- primal constraints: \(f_i(x)\leq 0, i=1,\cdots,m, \; h_i(x) = 0, i=1,\cdots,p\)
- dual constraints: \(\lambda\succeq 0\)
- complementary slackness: \(\lambda_i f_i(x) = 0, i=1,\cdots,m \)
- gradient of Lagrangian with respect to \(x\) vanishes:
\[\nabla f_0(x) + \sum_{i=1}^m \lambda_i \nabla f_i(x) + \sum_{i=1}^p \nu_i\nabla h_i(x) = 0\]
For convex problems
Key: When the primal problem is convex, the KKT conditions are also sufficient for points to be primal and dual optimal.
If \(\tilde{x},\tilde{\lambda},\tilde{\nu}\) satisfy KKT for a convex problem (i.e. \(f_i\) convex, \(h_i\) affine). Then they are optimal, with zero duality gap:
- from complementary slackness: \(f_0(\tilde{x})=L(\tilde{x},\tilde{\lambda},\tilde{\nu})\)
- from 4th condition (and convexity): \(g(\tilde{x},\tilde{\lambda},\tilde{\nu}) =L(\tilde{x},\tilde{\lambda},\tilde{\nu})\)
hence, \(f_0(\tilde{x}) = g(\tilde{x},\tilde{\lambda},\tilde{\nu})\)

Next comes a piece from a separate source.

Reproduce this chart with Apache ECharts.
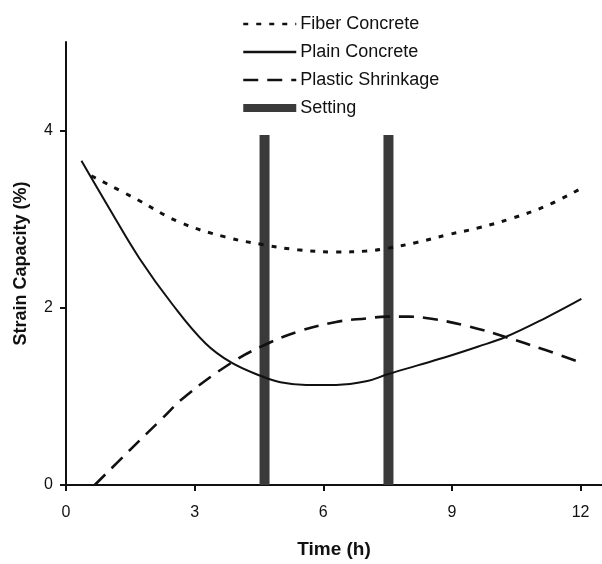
<!DOCTYPE html>
<html>
<head>
<meta charset="utf-8">
<script src="https://cdn.jsdelivr.net/npm/echarts@6/dist/echarts.min.js"></script>
<style>html,body{margin:0;padding:0;background:#fff}#c{width:602px;height:564px}</style>
</head>
<body>
<div id="c"></div>
<script>
var xTicks = [0, 3, 6, 9, 12];
var yTicks = [0, 2, 4];
var fiberConcrete = [[0.59,3.49],[1.63,3.23],[2.63,2.97],[3.71,2.80],[4.63,2.71],[5.4,2.655],[6.3,2.63],[7.0,2.64],[7.48,2.67],[8.2,2.74],[8.86,2.82],[9.6,2.90],[10.4,3.01],[11.2,3.15],[12.02,3.35]];
var plainConcrete = [[0.36,3.66],[1.0,3.13],[1.71,2.56],[2.48,2.04],[3.25,1.60],[3.86,1.38],[4.55,1.23],[5.0,1.16],[5.6,1.13],[6.3,1.13],[7.0,1.17],[7.5,1.25],[8.2,1.35],[8.9,1.45],[9.6,1.56],[10.25,1.67],[11.2,1.89],[12.02,2.10]];
var plasticShrinkage = [[0.67,0],[1.5,0.40],[2.2,0.73],[2.78,1.0],[3.86,1.38],[4.63,1.58],[5.4,1.73],[6.3,1.84],[7.0,1.88],[7.48,1.90],[8.0,1.90],[8.48,1.88],[9.4,1.79],[10.25,1.67],[11.2,1.52],[12.02,1.38]];
var settingTimes = [4.63, 7.52];
var settingHeight = 3.95;

var font = 'Liberation Sans, Arial, sans-serif';
var chart = echarts.init(document.getElementById('c'), null, {renderer: 'canvas'});
chart.setOption({
  animation: false,
  backgroundColor: '#ffffff',
  textStyle: {fontFamily: font, color: '#000'},
  legend: {
    orient: 'vertical',
    left: 237,
    top: 10,
    itemWidth: 53,
    itemHeight: 8,
    itemGap: 10,
    itemStyle: {opacity: 0},
    lineStyle: {width: 2.5},
    textStyle: {fontFamily: font, fontSize: 18, color: '#111', lineHeight: 18, padding: [0,0,0,-1]},
    data: [
      {name: 'Fiber Concrete'},
      {name: 'Plain Concrete'},
      {name: 'Plastic Shrinkage'},
      {name: 'Setting', icon: 'rect', itemStyle: {opacity: 1, color: '#3a3a3a'}}
    ]
  },
  grid: {left: 66, top: 42, width: 541.6, height: 448.5, containLabel: false},
  xAxis: {
    type: 'value', min: 0, max: 12.5,
    name: 'Time (h)', nameLocation: 'middle', nameGap: 55,
    nameTextStyle: {fontFamily: font, fontSize: 19, fontWeight: 'bold', color: '#111'},
    axisLine: {show: true, lineStyle: {color: '#111', width: 2}},
    axisTick: {show: true, length: 6, lineStyle: {color: '#111', width: 2}, customValues: xTicks},
    axisLabel: {fontFamily: font, fontSize: 16, color: '#111', margin: 20, customValues: xTicks},
    splitLine: {show: false}
  },
  yAxis: {
    type: 'value', min: 0, max: 5,
    name: 'Strain Capacity (%)', nameLocation: 'middle', nameGap: 36,
    nameTextStyle: {fontFamily: font, fontSize: 18, fontWeight: 'bold', color: '#111'},
    axisLine: {show: true, onZero: false, lineStyle: {color: '#111', width: 2}},
    axisTick: {show: true, length: 6, lineStyle: {color: '#111', width: 2}, customValues: yTicks},
    axisLabel: {fontFamily: font, fontSize: 16, color: '#111', margin: 13, customValues: yTicks},
    splitLine: {show: false}
  },
  series: [
    {
      name: 'Setting', type: 'bar', barWidth: 10, z: 1,
      itemStyle: {color: '#3a3a3a'},
      data: settingTimes.map(function (t) { return [t, settingHeight]; })
    },
    {
      name: 'Fiber Concrete', type: 'line', smooth: 0.4, showSymbol: false, symbol: 'none', z: 3,
      lineStyle: {color: '#111', width: 3, type: [5, 8]},
      itemStyle: {color: '#111'},
      data: fiberConcrete
    },
    {
      name: 'Plain Concrete', type: 'line', smooth: 0.4, showSymbol: false, symbol: 'none', z: 3,
      lineStyle: {color: '#111', width: 2},
      itemStyle: {color: '#111'},
      data: plainConcrete
    },
    {
      name: 'Plastic Shrinkage', type: 'line', smooth: 0.4, showSymbol: false, symbol: 'none', z: 3,
      lineStyle: {color: '#111', width: 2.6, type: [15, 9]},
      itemStyle: {color: '#111'},
      data: plasticShrinkage
    }
  ]
});
</script>
</body>
</html>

If Slater's condition is satisfied:
\(x\) is optimal iff there exist \(\lambda,\nu\) that satisfy KKT conditions
- Slater implies strong duality, therefore dual optimum is attained
- generalizes optimality condition \(\nabla f_0(x) = 0\) for unconstrained problem
Key: Many algorithms for convex optimization are conceived as methods for solving the KKT conditions.